Professor Ian G. Malcolm is currently Emeritus Professor in the School of Arts and Humanities at Edith Cowan University, where he held the inaugural chair in Applied Linguistics from 1991 until his retirement in 2003. He was the first doctoral graduate in linguistics from the University of Western Australia in 1980, with a thesis on Classroom Communication and the Aboriginal Child (supervised by Susan Kaldor).
He will present on Maintenance of Identity in an Adopted Language: Development and use of Aboriginal English.
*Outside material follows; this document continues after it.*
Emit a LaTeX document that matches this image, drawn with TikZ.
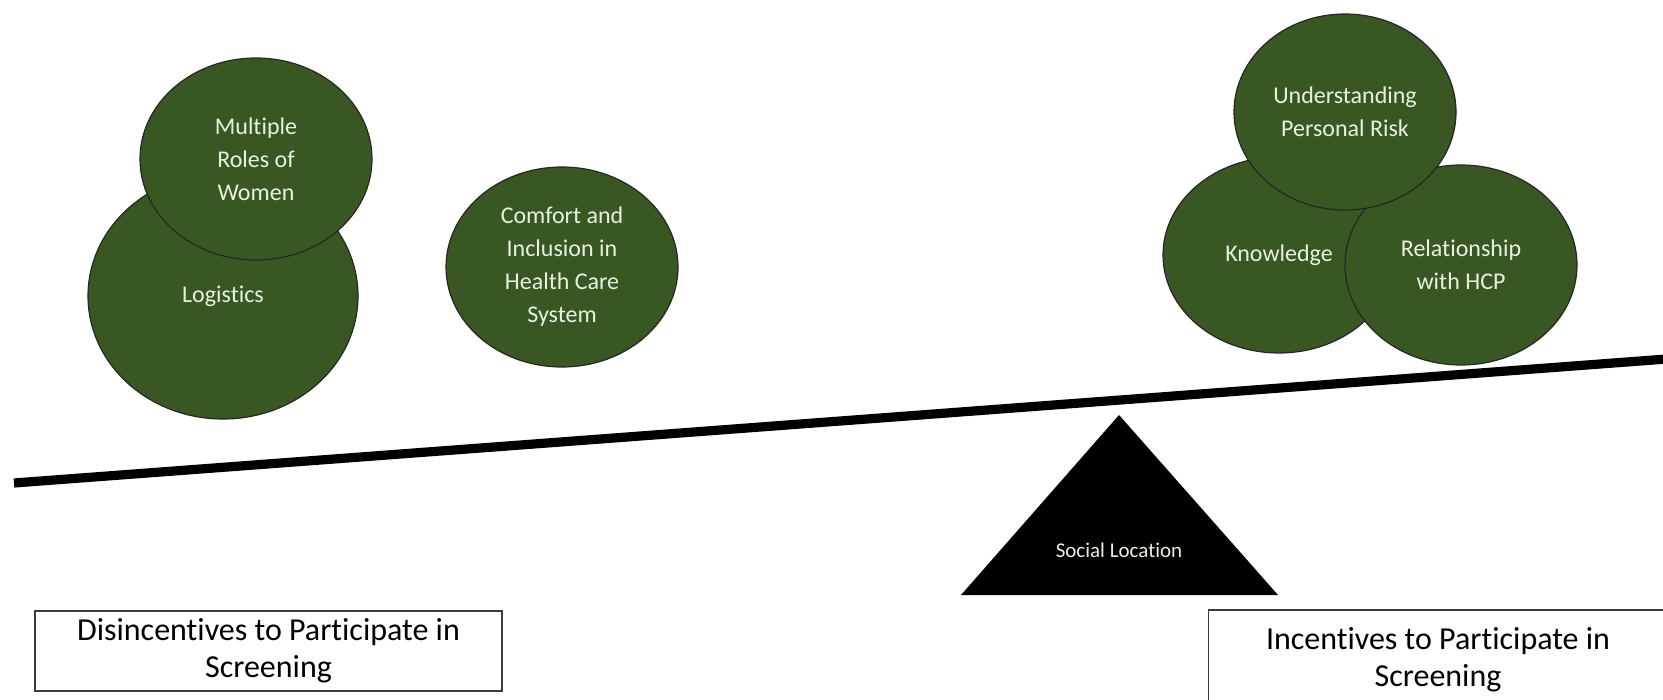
\documentclass[tikz,border=0pt]{standalone}
\usepackage{fontspec}
\setmainfont[Ligatures={NoCommon}]{Carlito}
\usetikzlibrary{shapes.geometric}
\definecolor{leaf}{RGB}{57,87,35}
\definecolor{pale}{RGB}{234,240,224}
\definecolor{rim}{RGB}{60,60,60}
\tikzset{
  factor/.style={ellipse, draw=black!85, line width=0.6pt, fill=leaf,
    inner sep=0pt, text=pale, align=center,
    font=\fontsize{12}{16.5}\selectfont},
  caption/.style={draw=rim, line width=0.8pt, fill=white, inner sep=0pt,
    align=center, font=\fontsize{16}{18.5}\selectfont},
  beam/.style={line width=4.6pt, black},
}
\begin{document}
\begin{tikzpicture}[x=0.5pt, y=-0.5pt]
\useasboundingbox (0,0) rectangle (1663,700);

% disincentives (left pan)
\node[factor, minimum width=135pt, minimum height=123pt] (logi) at (223,296) {Logistics};
\node[factor, minimum width=116pt, minimum height=101pt] (roles) at (256,159) {Multiple\\Roles of\\Women};
\node[factor, minimum width=116pt, minimum height=100pt] (comfort) at (562,267) {Comfort and\\Inclusion in\\Health Care\\System};

% incentives (right pan)
\node[factor, minimum width=116pt, minimum height=98pt] (know) at (1279,255) {Knowledge};
\node[factor, minimum width=116pt, minimum height=100pt] (hcp) at (1461,265) {Relationship\\with HCP};
\node[factor, minimum width=111pt, minimum height=98pt] (risk) at (1345,112) {Understanding\\Personal Risk};

% tilted beam
\coordinate (bl) at (14,483);
\coordinate (br) at (1680,358);
\draw[beam] (bl) -- (br);

% fulcrum
\coordinate (apex) at (1119,415);
\coordinate (baseL) at (961,595);
\coordinate (baseR) at (1278,595);
\fill[black] (apex) -- (baseL) -- (baseR) -- cycle;
\node[text=pale, font=\fontsize{10.5}{12}\selectfont] (social) at (1119,550) {Social Location};

% side captions
\node[caption, minimum width=233.5pt, minimum height=40pt] (dis) at (268.5,651) {Disincentives to Participate in\\Screening};
\node[caption, minimum width=229.5pt, minimum height=50pt] (inc) at (1438,660) {Incentives to Participate in\\Screening};
\end{tikzpicture}
\end{document}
The maintenance of Aboriginal English by its speakers, despite the low status the variety is afforded in the general community, reflects an unwillingness, on the part of these speakers, to allow themselves to be linguistically identified by Australian English. The adoption of English by Aboriginal and Torres Strait Islander Australians represents a survival strategy rather wholesale cultural exchange. This paper examines the selective processes of retention, elimination, modification and extension which were brought by Australian Indigenous speakers to the English, and English-derived varieties which they encountered. Then, drawing on research in Cultural Linguistics, it presents four predominant conceptual orientations which guided the way in which English was adopted: relational, experiential, integrative and marginal. Finally, it examines the ways in which Aboriginal English functions as an identity-marker in contemporary Australia.